Supplied material
══════════════════════════════
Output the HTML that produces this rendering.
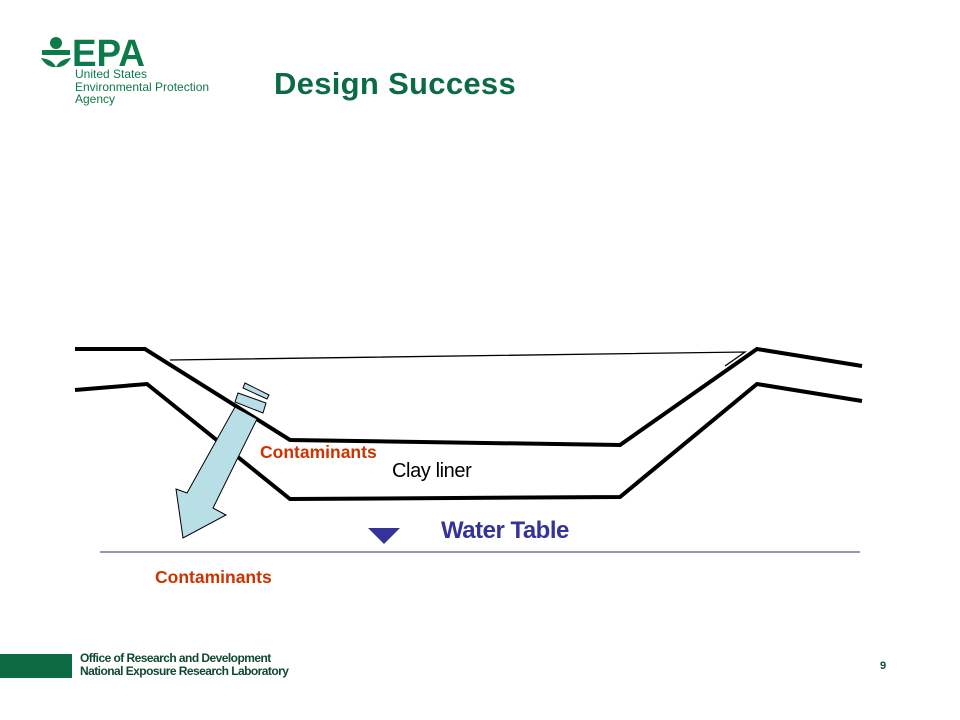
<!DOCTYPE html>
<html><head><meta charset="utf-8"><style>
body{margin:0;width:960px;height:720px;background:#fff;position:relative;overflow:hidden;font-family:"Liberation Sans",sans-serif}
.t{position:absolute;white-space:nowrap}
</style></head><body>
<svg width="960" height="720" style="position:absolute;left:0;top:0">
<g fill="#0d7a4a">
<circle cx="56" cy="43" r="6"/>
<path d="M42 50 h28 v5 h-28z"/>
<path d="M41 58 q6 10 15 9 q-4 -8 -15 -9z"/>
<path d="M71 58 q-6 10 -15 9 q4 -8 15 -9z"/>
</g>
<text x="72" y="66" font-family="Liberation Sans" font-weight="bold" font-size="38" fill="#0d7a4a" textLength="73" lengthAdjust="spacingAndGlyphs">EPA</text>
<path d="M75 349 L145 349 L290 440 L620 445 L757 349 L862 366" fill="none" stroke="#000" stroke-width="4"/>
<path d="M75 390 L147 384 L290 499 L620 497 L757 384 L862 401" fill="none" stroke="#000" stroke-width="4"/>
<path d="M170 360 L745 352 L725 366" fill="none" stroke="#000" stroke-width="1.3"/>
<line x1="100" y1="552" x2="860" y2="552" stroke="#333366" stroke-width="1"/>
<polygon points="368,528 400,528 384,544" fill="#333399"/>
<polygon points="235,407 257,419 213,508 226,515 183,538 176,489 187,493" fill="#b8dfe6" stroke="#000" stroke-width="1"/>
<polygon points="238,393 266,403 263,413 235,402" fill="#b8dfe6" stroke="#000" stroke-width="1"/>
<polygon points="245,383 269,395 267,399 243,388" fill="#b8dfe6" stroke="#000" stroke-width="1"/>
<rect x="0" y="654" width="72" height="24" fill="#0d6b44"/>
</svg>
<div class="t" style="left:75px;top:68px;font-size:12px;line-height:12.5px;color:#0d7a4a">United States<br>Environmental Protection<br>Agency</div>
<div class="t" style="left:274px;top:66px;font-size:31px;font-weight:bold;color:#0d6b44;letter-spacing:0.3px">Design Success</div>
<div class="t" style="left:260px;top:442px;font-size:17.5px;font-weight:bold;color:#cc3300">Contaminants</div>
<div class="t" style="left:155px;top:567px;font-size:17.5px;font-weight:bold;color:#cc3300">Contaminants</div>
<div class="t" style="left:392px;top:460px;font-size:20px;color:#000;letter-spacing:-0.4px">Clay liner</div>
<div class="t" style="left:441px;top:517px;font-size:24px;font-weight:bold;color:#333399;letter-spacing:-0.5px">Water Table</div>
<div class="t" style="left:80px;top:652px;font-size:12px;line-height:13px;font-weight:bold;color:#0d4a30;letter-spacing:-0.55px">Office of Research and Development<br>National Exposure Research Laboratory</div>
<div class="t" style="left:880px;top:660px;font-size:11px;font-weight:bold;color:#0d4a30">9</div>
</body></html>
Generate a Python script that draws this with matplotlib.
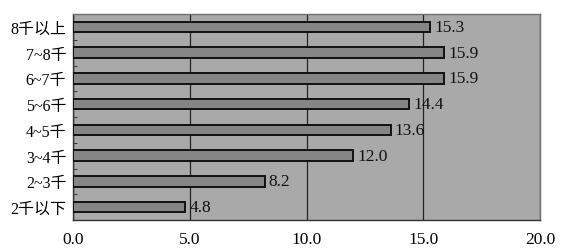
══════════════════════════════
Work instructions
Copy all the data exactly as written, but skip any picture.

Full response
Output the HTML that produces this rendering.
<!DOCTYPE html>
<html><head><meta charset="utf-8"><style>
body{margin:0;width:960px;height:720px;background:#fff;position:relative;overflow:hidden;font-family:"Liberation Sans",sans-serif}
.t{position:absolute;white-space:nowrap}
</style></head><body>
<svg width="960" height="720" style="position:absolute;left:0;top:0">
<g fill="#0d7a4a">
<circle cx="56" cy="43" r="6"/>
<path d="M42 50 h28 v5 h-28z"/>
<path d="M41 58 q6 10 15 9 q-4 -8 -15 -9z"/>
<path d="M71 58 q-6 10 -15 9 q4 -8 15 -9z"/>
</g>
<text x="72" y="66" font-family="Liberation Sans" font-weight="bold" font-size="38" fill="#0d7a4a" textLength="73" lengthAdjust="spacingAndGlyphs">EPA</text>
<path d="M75 349 L145 349 L290 440 L620 445 L757 349 L862 366" fill="none" stroke="#000" stroke-width="4"/>
<path d="M75 390 L147 384 L290 499 L620 497 L757 384 L862 401" fill="none" stroke="#000" stroke-width="4"/>
<path d="M170 360 L745 352 L725 366" fill="none" stroke="#000" stroke-width="1.3"/>
<line x1="100" y1="552" x2="860" y2="552" stroke="#333366" stroke-width="1"/>
<polygon points="368,528 400,528 384,544" fill="#333399"/>
<polygon points="235,407 257,419 213,508 226,515 183,538 176,489 187,493" fill="#b8dfe6" stroke="#000" stroke-width="1"/>
<polygon points="238,393 266,403 263,413 235,402" fill="#b8dfe6" stroke="#000" stroke-width="1"/>
<polygon points="245,383 269,395 267,399 243,388" fill="#b8dfe6" stroke="#000" stroke-width="1"/>
<rect x="0" y="654" width="72" height="24" fill="#0d6b44"/>
</svg>
<div class="t" style="left:75px;top:68px;font-size:12px;line-height:12.5px;color:#0d7a4a">United States<br>Environmental Protection<br>Agency</div>
<div class="t" style="left:274px;top:66px;font-size:31px;font-weight:bold;color:#0d6b44;letter-spacing:0.3px">Design Success</div>
<div class="t" style="left:260px;top:442px;font-size:17.5px;font-weight:bold;color:#cc3300">Contaminants</div>
<div class="t" style="left:155px;top:567px;font-size:17.5px;font-weight:bold;color:#cc3300">Contaminants</div>
<div class="t" style="left:392px;top:460px;font-size:20px;color:#000;letter-spacing:-0.4px">Clay liner</div>
<div class="t" style="left:441px;top:517px;font-size:24px;font-weight:bold;color:#333399;letter-spacing:-0.5px">Water Table</div>
<div class="t" style="left:80px;top:652px;font-size:12px;line-height:13px;font-weight:bold;color:#0d4a30;letter-spacing:-0.55px">Office of Research and Development<br>National Exposure Research Laboratory</div>
<div class="t" style="left:880px;top:660px;font-size:11px;font-weight:bold;color:#0d4a30">9</div>
</body></html>
Generate a Python script that draws this with matplotlib.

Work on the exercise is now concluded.